▶ _Exercise instructions_
Copy out every line in which the string "this" occurs.

━━━━

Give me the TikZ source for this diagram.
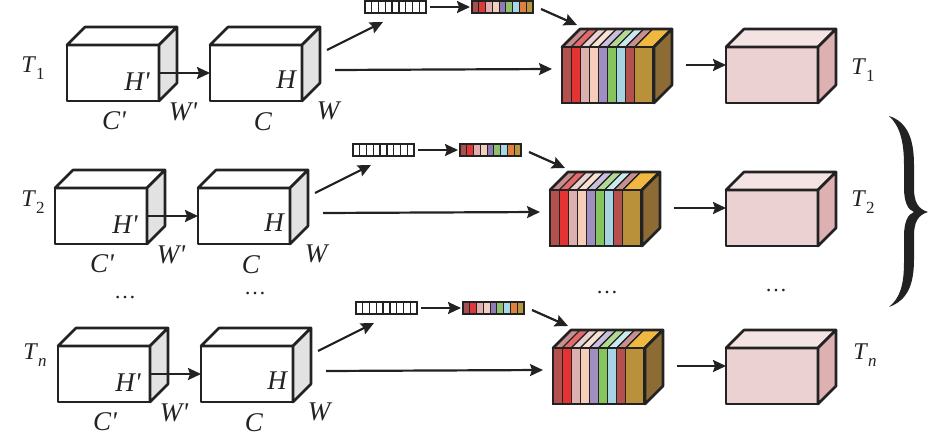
\documentclass[tikz,border=0pt]{standalone}
\usepackage{fontspec}
\setmainfont{Liberation Serif}
\usetikzlibrary{calc,arrows.meta}
\definecolor{ink}{HTML}{222222}
\definecolor{boxside}{HTML}{E2E2E2}
\definecolor{pinkF}{HTML}{EBD1D2}
\definecolor{pinkT}{HTML}{F3E3E3}
\definecolor{pinkS}{HTML}{DDB0B2}
% stripe colours (front / top)
\definecolor{sA}{HTML}{B4504E}\definecolor{tA}{HTML}{C98E8E}
\definecolor{sB}{HTML}{E53232}\definecolor{tB}{HTML}{E26A6A}
\definecolor{sC}{HTML}{DDB0B0}\definecolor{tC}{HTML}{EAD2D2}
\definecolor{sD}{HTML}{F6CDB8}\definecolor{tD}{HTML}{F9E2D4}
\definecolor{sE}{HTML}{A08EC0}\definecolor{tE}{HTML}{C9C0E0}
\definecolor{sF}{HTML}{86C45E}\definecolor{tF}{HTML}{B2D992}
\definecolor{sG}{HTML}{A6D4E2}\definecolor{tG}{HTML}{CBE8F0}
\definecolor{sH}{HTML}{B8913A}\definecolor{tH}{HTML}{F0B840}
\definecolor{sSide}{HTML}{8C6B35}
% small coloured vector
\definecolor{vA}{HTML}{A85050}
\definecolor{vB}{HTML}{E03838}
\definecolor{vC}{HTML}{E0B0B0}
\definecolor{vD}{HTML}{F2D0C0}
\definecolor{vE}{HTML}{8E7AB5}
\definecolor{vF}{HTML}{8EC06E}
\definecolor{vG}{HTML}{A8D8E8}
\definecolor{vH}{HTML}{E0803A}
\definecolor{vI}{HTML}{B8963E}

\tikzset{
 face/.style={draw=ink, line width=2.6pt, line join=round},
 front/.style={face, rectangle, minimum width=92pt, minimum height=56pt,
   inner sep=0pt, outer sep=0pt, anchor=north west},
 arr/.style={line width=2.2pt, draw=ink, -{Stealth[length=13pt,width=12pt,inset=2pt]}},
 vec/.style={draw=ink, line width=1.8pt, rectangle, minimum width=61pt,
   minimum height=12pt, inner sep=0pt, outer sep=0pt, anchor=west},
 lbl/.style={font=\fontsize{27}{27}\selectfont\itshape, inner sep=0pt, text=ink},
 tl/.style={font=\fontsize{24}{24}\selectfont, inner sep=0pt, text=ink},
 dts/.style={font=\fontsize{22}{22}\selectfont, inner sep=0pt, text=ink},
}
\newcommand\subs[1]{\raisebox{-7pt}{\fontsize{17}{17}\selectfont #1}}

\newcommand\cubefaces[3]{%
 \filldraw[face, fill=#2] (#1.north west) -- ++(18,-18) -- ++(92,0) -- (#1.north east) -- cycle;
 \filldraw[face, fill=#3] (#1.north east) -- ++(18,-18) -- ++(0,56) -- (#1.south east) -- cycle;
}

\newcommand\makerow[3]{%
 \pgfmathsetmacro\Ax{#2-143}
 \pgfmathsetmacro\Sy{#3+2}
 \pgfmathsetmacro\Sx{#2+352}
 \pgfmathsetmacro\Wx{#2+155}
 \pgfmathsetmacro\Vx{#2+262}
 \pgfmathsetmacro\Wy{#3-38}
 % first box
 \node[front, fill=white] (a#1) at (\Ax,#3) {};
 \cubefaces{a#1}{white}{boxside}
 % second box
 \node[front, fill=white] (b#1) at (#2,#3) {};
 \cubefaces{b#1}{white}{boxside}
 % labels
 \node[lbl] (hp#1) at ($(a#1.north west)+(70,37)$) {H\textquotesingle};
 \node[lbl] (cp#1) at ($(a#1.north west)+(47,76)$) {C\textquotesingle};
 \node[lbl] (wp#1) at ($(a#1.north west)+(116,67)$) {W\textquotesingle};
 \node[lbl] (h#1) at ($(b#1.north west)+(76,35)$) {H};
 \node[lbl] (c#1) at ($(b#1.north west)+(53,77)$) {C};
 \node[lbl] (w#1) at ($(b#1.north west)+(118,66)$) {W};
 % white vector
 \foreach \k in {0,...,8}
   \draw[ink, fill=white, line width=1.3pt] ({\Wx+\k*6.78},{\Wy-6}) rectangle ++(6.78,12);
 \node[vec] (wv#1) at (\Wx,\Wy) {};
 % coloured vector
 \foreach \col [count=\i from 0] in {vA,vB,vC,vD,vE,vF,vG,vH,vI}
   \filldraw[fill=\col, draw=ink, line width=0.9pt] ({\Vx+\i*6.78},{\Wy-6}) rectangle ++(6.78,12);
 \node[vec] (cv#1) at (\Vx,\Wy) {};
 % striped cube
 \foreach \f/\t [count=\i from 0] in {sA/tA,sB/tB,sC/tC,sD/tD,sE/tE,sF/tF,sG/tG,sA/tA} {
   \filldraw[fill=\f, draw=ink, line width=1.2pt] ({\Sx+\i*9.1},\Sy) rectangle ++(9.1,56);
   \filldraw[fill=\t, draw=ink, line width=1.2pt] ({\Sx+\i*9.1},\Sy) -- ++(18,-18) -- ++(9.1,0) -- ++(-18,18) -- cycle;
 }
 \filldraw[fill=sH, draw=ink, line width=1.2pt] ({\Sx+72.8},\Sy) rectangle ++(18.2,56);
 \filldraw[fill=tH, draw=ink, line width=1.2pt] ({\Sx+72.8},\Sy) -- ++(18,-18) -- ++(18.2,0) -- ++(-18,18) -- cycle;
 \node[front] (sc#1) at (\Sx,\Sy) {};
 \draw[face] (sc#1.north west) -- ++(18,-18) -- ++(92,0) -- (sc#1.north east);
 \filldraw[face, fill=sSide] (sc#1.north east) -- ++(18,-18) -- ++(0,56) -- (sc#1.south east) -- cycle;
 % pink cube
 \node[front, fill=pinkF] (p#1) at (726,\Sy) {};
 \cubefaces{p#1}{pinkT}{pinkS}
 % connectors
 \draw[arr] (a#1.east) -- (b#1.west);
 \draw[arr] ($(b#1.north east)+(25,5)$) -- ($(wv#1.south west)+(18,9)$);
 \draw[arr] ($(wv#1.east)+(4,0)$) -- ($(cv#1.west)+(-2,0)$);
 \draw[arr] ($(cv#1.east)+(8,2)$) -- ($(sc#1.north west)+(15,-22)$);
 \draw[arr] ($(b#1.east)+(33,-3)$) -- ($(sc#1.west)+(-10,-6)$);
 \draw[arr] ($(sc#1.east)+(32,-10)$) -- ($(p#1.west)+(0,-10)$);
}

\begin{document}
\begin{tikzpicture}[x=1pt,y=-1pt]
\useasboundingbox (0,0) rectangle (945,444);

\makerow{1}{210}{45}
\makerow{2}{198}{188}
\makerow{3}{201}{346}

% left labels
\node[tl] (tl1) at (33,68) {\textit{T}\subs{1}};
\node[tl] (tl2) at (33,202) {\textit{T}\subs{2}};
\node[tl] (tl3) at (35,355) {\textit{T}\subs{\itshape n}};
% right labels
\node[tl] (tr1) at (863,70) {\textit{T}\subs{1}};
\node[tl] (tr2) at (863,202) {\textit{T}\subs{2}};
\node[tl] (tr3) at (865,355) {\textit{T}\subs{\itshape n}};

% dots
\node[dts] (d1) at (125,298) {…};
\node[dts] (d2) at (255,294) {…};
\node[dts] (d3) at (607,293) {…};
\node[dts] (d4) at (776,291) {…};

% brace
\fill[ink] (889,116) .. controls (908,122) and (914,140) .. (914,165)
  -- (914,188) .. controls (914,202) and (918,209) .. (928,212)
  .. controls (918,215) and (914,222) .. (914,236)
  -- (914,259) .. controls (914,284) and (908,300) .. (889,307)
  .. controls (900,298) and (904,285) .. (904,262)
  -- (904,236) .. controls (904,222) and (908,214) .. (914,212)
  .. controls (908,210) and (904,202) .. (904,188)
  -- (904,165) .. controls (904,142) and (900,126) .. (889,116) -- cycle;
\end{tikzpicture}
\end{document}
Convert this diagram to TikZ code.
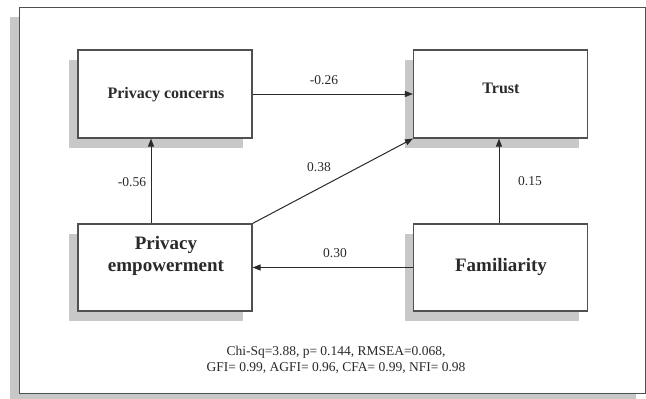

━━━━

▶ _The response_
Give me the TikZ source for this diagram.
Convert this diagram to TikZ code.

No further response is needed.